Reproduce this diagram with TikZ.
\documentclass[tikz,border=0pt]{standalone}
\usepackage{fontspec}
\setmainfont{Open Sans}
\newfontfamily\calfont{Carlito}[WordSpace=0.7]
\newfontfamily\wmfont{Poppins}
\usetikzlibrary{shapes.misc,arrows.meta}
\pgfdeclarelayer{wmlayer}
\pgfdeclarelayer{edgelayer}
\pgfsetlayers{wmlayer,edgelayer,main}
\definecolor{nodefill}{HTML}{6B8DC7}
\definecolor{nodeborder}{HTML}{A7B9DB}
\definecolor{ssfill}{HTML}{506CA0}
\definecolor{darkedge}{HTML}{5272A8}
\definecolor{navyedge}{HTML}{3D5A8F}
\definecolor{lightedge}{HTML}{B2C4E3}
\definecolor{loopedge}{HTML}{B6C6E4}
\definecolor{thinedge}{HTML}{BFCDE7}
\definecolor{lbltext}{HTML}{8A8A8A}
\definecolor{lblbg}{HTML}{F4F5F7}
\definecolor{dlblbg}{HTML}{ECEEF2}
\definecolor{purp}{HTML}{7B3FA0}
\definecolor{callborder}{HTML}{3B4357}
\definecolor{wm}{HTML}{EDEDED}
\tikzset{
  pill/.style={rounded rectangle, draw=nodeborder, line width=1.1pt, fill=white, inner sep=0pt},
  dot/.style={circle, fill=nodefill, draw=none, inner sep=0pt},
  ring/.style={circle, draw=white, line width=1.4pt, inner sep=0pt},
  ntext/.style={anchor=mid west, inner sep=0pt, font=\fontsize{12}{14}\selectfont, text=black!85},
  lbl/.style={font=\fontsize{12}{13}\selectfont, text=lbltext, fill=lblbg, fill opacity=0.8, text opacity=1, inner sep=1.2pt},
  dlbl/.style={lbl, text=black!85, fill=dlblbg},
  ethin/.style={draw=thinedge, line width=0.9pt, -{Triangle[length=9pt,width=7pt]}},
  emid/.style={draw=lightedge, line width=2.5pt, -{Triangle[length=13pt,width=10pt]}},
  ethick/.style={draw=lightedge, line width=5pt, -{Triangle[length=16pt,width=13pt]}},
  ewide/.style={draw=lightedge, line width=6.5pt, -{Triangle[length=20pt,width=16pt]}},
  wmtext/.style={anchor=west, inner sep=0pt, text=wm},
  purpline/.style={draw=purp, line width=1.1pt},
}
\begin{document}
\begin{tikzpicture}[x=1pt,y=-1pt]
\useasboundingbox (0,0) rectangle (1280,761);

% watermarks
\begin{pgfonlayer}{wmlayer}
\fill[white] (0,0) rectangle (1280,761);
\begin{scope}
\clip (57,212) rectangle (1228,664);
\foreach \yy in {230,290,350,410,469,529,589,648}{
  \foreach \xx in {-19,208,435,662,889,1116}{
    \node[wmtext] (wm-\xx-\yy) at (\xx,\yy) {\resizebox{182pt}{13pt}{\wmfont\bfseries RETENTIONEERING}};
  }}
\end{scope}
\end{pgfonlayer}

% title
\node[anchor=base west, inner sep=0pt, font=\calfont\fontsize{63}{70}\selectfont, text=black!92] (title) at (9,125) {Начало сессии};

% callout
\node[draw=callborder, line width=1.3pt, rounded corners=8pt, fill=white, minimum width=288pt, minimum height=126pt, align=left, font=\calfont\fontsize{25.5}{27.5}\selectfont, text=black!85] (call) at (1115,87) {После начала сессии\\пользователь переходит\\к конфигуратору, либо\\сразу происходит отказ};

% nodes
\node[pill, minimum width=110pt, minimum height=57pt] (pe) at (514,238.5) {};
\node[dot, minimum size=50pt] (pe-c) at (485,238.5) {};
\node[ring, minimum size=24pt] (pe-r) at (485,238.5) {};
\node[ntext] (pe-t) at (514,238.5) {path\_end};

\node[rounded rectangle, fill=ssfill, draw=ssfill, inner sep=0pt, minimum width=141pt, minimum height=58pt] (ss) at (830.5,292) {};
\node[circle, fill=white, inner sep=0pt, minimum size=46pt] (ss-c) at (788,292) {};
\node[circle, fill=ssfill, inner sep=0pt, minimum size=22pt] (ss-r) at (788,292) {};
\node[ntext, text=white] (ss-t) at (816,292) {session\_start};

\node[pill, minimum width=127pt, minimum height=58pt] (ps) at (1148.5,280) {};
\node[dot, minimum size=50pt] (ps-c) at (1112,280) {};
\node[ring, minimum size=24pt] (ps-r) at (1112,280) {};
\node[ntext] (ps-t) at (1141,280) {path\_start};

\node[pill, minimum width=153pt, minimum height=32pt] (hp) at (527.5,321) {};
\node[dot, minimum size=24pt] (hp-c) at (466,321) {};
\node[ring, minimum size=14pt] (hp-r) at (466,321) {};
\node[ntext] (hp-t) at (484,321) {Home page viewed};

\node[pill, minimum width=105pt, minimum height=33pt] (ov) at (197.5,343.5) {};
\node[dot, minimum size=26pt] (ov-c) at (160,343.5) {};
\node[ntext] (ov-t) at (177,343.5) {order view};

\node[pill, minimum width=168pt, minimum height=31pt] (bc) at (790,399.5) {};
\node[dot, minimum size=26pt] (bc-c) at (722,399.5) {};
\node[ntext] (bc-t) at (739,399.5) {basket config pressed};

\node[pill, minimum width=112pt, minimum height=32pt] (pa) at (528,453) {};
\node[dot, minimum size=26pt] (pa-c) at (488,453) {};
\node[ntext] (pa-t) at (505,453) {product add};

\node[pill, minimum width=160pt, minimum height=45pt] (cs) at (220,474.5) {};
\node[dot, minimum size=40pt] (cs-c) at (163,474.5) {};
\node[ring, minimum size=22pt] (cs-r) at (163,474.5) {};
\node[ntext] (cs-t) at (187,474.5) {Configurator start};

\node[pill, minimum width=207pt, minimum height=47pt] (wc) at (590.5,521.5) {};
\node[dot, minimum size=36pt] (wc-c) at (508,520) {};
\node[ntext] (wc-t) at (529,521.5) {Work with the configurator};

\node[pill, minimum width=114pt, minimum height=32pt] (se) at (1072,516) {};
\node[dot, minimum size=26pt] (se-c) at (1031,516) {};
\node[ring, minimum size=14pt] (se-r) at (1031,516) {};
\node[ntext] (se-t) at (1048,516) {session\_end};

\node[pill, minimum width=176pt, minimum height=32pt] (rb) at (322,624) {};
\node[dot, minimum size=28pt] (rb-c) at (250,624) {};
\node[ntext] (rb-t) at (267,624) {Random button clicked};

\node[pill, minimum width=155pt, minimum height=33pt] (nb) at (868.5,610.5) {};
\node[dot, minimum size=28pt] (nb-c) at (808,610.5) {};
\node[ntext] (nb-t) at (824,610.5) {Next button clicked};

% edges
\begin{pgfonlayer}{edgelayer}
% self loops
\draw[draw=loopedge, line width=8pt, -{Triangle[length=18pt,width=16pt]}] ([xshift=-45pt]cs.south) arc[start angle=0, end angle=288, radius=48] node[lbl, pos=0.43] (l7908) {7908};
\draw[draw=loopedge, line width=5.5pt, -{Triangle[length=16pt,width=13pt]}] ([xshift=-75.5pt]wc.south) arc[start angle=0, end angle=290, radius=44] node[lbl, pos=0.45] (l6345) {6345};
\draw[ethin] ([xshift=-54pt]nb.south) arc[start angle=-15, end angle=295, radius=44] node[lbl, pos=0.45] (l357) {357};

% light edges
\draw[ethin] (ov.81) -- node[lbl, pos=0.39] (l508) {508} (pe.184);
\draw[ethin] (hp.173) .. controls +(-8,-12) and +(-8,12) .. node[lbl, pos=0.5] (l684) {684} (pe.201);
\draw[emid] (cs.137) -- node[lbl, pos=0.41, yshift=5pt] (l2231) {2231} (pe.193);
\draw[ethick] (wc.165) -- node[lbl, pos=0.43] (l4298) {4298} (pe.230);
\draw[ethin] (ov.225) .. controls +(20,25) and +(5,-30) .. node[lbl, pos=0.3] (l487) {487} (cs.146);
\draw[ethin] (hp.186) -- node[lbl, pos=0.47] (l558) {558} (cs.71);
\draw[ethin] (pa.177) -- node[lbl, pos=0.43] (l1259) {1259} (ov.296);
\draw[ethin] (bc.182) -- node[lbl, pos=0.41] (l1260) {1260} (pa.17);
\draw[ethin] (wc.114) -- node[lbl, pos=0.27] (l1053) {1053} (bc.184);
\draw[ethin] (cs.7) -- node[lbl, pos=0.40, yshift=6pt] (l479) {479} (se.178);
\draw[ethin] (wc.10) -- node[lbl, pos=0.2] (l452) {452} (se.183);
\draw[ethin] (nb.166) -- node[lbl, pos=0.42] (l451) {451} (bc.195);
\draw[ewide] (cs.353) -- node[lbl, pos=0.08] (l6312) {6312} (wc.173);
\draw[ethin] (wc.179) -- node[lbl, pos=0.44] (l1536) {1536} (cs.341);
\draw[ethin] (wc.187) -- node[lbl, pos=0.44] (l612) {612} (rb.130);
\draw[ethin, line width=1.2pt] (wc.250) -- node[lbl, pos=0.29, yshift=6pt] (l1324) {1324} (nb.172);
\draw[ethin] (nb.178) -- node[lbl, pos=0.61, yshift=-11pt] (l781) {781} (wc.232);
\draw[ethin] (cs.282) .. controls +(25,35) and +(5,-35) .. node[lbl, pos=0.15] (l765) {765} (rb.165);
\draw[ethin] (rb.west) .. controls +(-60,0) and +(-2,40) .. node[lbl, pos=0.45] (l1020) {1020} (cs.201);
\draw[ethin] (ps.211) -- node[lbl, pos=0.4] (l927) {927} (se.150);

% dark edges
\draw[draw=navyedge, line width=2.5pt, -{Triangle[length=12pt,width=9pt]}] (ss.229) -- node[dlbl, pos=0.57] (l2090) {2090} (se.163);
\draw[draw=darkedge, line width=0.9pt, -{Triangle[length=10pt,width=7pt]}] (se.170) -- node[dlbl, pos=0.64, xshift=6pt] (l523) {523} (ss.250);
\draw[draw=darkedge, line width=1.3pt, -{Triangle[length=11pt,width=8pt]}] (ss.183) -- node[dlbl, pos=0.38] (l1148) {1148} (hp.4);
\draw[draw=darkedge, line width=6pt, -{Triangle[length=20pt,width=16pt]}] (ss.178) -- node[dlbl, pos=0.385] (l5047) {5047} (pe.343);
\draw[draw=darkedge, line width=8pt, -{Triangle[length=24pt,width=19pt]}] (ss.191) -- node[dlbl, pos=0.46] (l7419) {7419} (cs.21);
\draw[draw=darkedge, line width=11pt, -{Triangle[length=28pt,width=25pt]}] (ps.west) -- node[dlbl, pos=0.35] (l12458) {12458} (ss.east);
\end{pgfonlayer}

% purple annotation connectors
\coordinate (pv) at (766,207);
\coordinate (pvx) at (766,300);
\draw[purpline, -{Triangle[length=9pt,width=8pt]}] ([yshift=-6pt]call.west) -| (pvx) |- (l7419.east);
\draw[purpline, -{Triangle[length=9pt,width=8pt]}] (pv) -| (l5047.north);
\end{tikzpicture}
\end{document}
* * *
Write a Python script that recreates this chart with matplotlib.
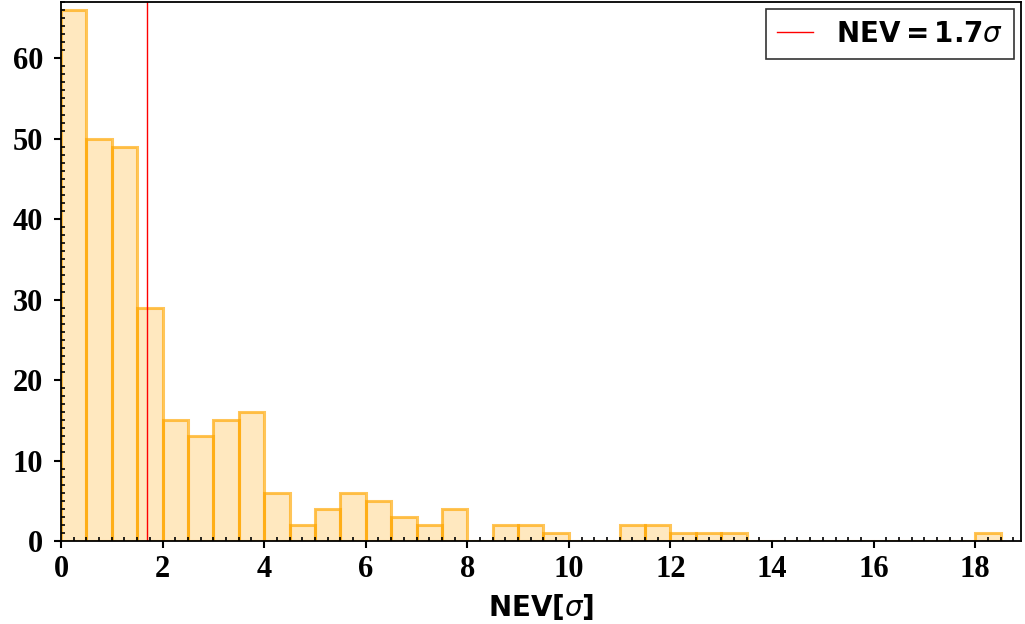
* * *
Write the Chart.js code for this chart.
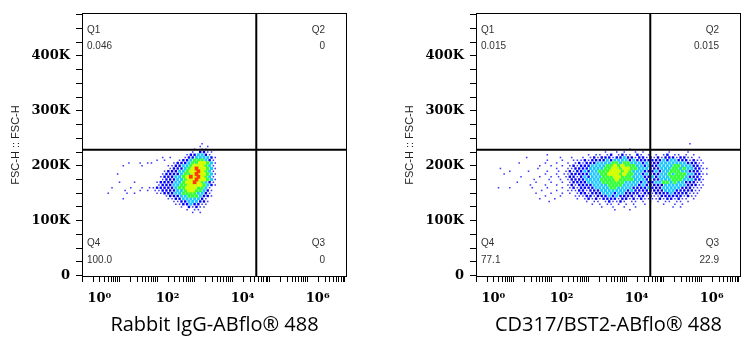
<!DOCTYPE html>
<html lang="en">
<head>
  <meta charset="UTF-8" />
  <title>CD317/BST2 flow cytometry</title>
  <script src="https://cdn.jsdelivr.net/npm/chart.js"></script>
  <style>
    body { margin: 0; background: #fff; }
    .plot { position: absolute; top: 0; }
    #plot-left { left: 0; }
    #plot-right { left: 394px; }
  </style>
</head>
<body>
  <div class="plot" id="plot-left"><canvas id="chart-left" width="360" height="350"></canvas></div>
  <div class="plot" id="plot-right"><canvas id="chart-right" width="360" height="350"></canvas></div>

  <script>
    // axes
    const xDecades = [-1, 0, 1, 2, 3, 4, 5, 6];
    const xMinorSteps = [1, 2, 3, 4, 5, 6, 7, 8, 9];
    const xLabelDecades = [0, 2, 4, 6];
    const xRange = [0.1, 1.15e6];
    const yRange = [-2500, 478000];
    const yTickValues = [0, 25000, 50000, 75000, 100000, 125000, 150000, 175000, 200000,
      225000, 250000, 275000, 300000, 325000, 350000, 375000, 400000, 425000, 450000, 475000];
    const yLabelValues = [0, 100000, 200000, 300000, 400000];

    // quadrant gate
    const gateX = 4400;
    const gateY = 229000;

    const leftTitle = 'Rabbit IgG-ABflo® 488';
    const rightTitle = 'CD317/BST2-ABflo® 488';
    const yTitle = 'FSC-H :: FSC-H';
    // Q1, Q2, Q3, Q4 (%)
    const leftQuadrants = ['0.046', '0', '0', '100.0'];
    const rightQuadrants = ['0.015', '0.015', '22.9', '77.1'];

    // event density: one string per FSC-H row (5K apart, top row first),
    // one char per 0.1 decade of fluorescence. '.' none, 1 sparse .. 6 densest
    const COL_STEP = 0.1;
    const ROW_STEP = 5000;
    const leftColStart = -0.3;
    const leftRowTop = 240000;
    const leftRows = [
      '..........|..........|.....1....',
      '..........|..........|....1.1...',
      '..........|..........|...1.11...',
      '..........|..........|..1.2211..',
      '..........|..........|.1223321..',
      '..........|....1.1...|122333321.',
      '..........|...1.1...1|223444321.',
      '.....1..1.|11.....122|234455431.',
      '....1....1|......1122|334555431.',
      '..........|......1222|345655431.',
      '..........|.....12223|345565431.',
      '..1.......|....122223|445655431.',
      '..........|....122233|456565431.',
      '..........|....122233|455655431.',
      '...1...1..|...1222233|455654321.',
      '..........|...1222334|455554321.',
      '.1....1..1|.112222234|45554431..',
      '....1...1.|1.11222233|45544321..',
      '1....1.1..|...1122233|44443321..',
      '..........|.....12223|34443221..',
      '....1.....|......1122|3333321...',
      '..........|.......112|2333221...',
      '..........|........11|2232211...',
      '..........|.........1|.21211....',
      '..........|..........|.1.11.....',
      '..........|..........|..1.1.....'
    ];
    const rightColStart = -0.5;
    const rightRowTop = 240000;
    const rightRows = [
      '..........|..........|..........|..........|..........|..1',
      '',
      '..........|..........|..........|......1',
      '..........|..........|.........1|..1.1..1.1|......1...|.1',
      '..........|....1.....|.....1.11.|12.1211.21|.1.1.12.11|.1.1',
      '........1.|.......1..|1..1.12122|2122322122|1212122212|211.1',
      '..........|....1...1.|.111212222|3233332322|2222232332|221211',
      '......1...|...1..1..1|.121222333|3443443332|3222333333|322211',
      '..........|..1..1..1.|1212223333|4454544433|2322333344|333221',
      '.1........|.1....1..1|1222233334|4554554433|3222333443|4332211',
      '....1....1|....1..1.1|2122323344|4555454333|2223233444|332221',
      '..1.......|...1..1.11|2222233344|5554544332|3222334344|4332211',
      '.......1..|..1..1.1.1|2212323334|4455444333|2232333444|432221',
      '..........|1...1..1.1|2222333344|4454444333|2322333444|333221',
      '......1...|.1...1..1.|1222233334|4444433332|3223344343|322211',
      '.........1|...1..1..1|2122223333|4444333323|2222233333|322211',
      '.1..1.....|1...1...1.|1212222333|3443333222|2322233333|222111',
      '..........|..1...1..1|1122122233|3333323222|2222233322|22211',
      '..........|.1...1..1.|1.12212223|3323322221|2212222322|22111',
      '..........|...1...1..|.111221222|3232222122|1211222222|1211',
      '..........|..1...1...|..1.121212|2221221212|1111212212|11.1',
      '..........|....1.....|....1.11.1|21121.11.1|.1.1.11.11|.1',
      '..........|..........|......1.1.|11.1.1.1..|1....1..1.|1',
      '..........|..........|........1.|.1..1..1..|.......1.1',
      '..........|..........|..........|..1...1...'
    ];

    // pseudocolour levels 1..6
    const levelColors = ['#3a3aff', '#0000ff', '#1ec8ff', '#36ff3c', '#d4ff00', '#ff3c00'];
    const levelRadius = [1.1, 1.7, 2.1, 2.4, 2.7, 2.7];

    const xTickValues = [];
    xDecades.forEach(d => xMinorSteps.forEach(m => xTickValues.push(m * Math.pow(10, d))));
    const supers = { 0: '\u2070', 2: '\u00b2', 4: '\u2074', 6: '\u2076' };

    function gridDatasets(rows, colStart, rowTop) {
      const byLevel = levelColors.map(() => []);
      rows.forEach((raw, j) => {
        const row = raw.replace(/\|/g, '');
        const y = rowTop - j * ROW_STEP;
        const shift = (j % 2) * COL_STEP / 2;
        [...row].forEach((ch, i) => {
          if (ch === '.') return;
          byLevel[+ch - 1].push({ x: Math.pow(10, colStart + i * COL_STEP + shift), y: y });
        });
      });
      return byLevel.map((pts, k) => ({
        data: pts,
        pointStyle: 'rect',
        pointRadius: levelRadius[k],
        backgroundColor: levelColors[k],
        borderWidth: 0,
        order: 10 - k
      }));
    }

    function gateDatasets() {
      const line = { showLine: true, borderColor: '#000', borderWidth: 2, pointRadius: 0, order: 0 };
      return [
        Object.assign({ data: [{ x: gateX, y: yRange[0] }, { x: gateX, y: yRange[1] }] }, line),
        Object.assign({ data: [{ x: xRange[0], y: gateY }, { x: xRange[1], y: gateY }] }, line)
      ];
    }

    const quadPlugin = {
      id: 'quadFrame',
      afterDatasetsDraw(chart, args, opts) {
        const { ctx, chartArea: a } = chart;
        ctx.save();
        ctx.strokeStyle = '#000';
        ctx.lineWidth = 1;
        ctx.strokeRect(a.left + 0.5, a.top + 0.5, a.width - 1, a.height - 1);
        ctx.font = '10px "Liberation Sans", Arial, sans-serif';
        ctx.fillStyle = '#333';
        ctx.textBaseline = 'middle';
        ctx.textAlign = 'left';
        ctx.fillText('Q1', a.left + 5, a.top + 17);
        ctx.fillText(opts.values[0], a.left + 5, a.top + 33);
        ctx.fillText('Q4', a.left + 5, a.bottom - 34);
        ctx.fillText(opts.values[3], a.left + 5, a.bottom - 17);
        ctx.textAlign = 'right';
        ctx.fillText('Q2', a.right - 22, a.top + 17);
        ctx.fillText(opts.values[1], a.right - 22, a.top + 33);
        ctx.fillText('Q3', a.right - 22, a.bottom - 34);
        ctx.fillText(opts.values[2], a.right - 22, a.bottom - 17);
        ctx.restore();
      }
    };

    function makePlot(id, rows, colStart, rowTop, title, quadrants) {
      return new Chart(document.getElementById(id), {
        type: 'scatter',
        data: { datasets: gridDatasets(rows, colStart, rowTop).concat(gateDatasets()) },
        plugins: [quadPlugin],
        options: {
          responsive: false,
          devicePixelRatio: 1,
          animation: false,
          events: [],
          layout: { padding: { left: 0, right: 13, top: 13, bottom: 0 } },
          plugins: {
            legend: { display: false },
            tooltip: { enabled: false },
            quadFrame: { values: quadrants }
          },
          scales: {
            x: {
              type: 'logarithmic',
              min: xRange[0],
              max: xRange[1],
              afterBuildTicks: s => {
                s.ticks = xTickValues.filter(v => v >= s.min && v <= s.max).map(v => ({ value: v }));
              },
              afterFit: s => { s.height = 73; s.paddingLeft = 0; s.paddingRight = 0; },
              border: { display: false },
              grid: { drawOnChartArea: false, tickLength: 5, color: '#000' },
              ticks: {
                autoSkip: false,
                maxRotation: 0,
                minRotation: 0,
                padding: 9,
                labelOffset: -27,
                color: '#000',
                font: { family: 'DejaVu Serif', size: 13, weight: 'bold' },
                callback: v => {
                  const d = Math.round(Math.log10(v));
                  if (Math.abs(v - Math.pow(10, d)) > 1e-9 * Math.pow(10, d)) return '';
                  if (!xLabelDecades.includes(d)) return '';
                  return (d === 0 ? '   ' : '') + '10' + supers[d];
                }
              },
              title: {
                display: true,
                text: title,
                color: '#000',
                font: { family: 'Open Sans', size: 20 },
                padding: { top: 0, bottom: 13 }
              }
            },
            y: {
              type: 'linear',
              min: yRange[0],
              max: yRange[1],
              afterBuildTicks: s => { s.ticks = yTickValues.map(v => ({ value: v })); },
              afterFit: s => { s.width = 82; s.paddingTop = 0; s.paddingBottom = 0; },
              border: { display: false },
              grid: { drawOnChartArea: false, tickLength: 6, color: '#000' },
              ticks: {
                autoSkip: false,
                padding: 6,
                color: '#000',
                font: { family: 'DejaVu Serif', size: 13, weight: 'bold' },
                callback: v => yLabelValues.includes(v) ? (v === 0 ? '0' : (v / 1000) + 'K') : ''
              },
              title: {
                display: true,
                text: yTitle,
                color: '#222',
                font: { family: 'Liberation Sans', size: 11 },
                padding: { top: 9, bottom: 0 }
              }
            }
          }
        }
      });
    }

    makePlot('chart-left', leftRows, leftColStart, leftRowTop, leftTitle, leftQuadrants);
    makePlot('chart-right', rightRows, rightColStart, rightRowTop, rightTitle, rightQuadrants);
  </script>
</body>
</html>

▸ Goal
Only the lines from the one with "Write the Chart.js code for this chart." down to the one with "const rightQuadrants = ['0.015', '0.015', '22.9', '77.1'];" belong in your copy, both ends included; write them out exactly and skip any pictures.

▸ Finished task
Write the Chart.js code for this chart.
<!DOCTYPE html>
<html lang="en">
<head>
  <meta charset="UTF-8" />
  <title>CD317/BST2 flow cytometry</title>
  <script src="https://cdn.jsdelivr.net/npm/chart.js"></script>
  <style>
    body { margin: 0; background: #fff; }
    .plot { position: absolute; top: 0; }
    #plot-left { left: 0; }
    #plot-right { left: 394px; }
  </style>
</head>
<body>
  <div class="plot" id="plot-left"><canvas id="chart-left" width="360" height="350"></canvas></div>
  <div class="plot" id="plot-right"><canvas id="chart-right" width="360" height="350"></canvas></div>

  <script>
    // axes
    const xDecades = [-1, 0, 1, 2, 3, 4, 5, 6];
    const xMinorSteps = [1, 2, 3, 4, 5, 6, 7, 8, 9];
    const xLabelDecades = [0, 2, 4, 6];
    const xRange = [0.1, 1.15e6];
    const yRange = [-2500, 478000];
    const yTickValues = [0, 25000, 50000, 75000, 100000, 125000, 150000, 175000, 200000,
      225000, 250000, 275000, 300000, 325000, 350000, 375000, 400000, 425000, 450000, 475000];
    const yLabelValues = [0, 100000, 200000, 300000, 400000];

    // quadrant gate
    const gateX = 4400;
    const gateY = 229000;

    const leftTitle = 'Rabbit IgG-ABflo® 488';
    const rightTitle = 'CD317/BST2-ABflo® 488';
    const yTitle = 'FSC-H :: FSC-H';
    // Q1, Q2, Q3, Q4 (%)
    const leftQuadrants = ['0.046', '0', '0', '100.0'];
    const rightQuadrants = ['0.015', '0.015', '22.9', '77.1'];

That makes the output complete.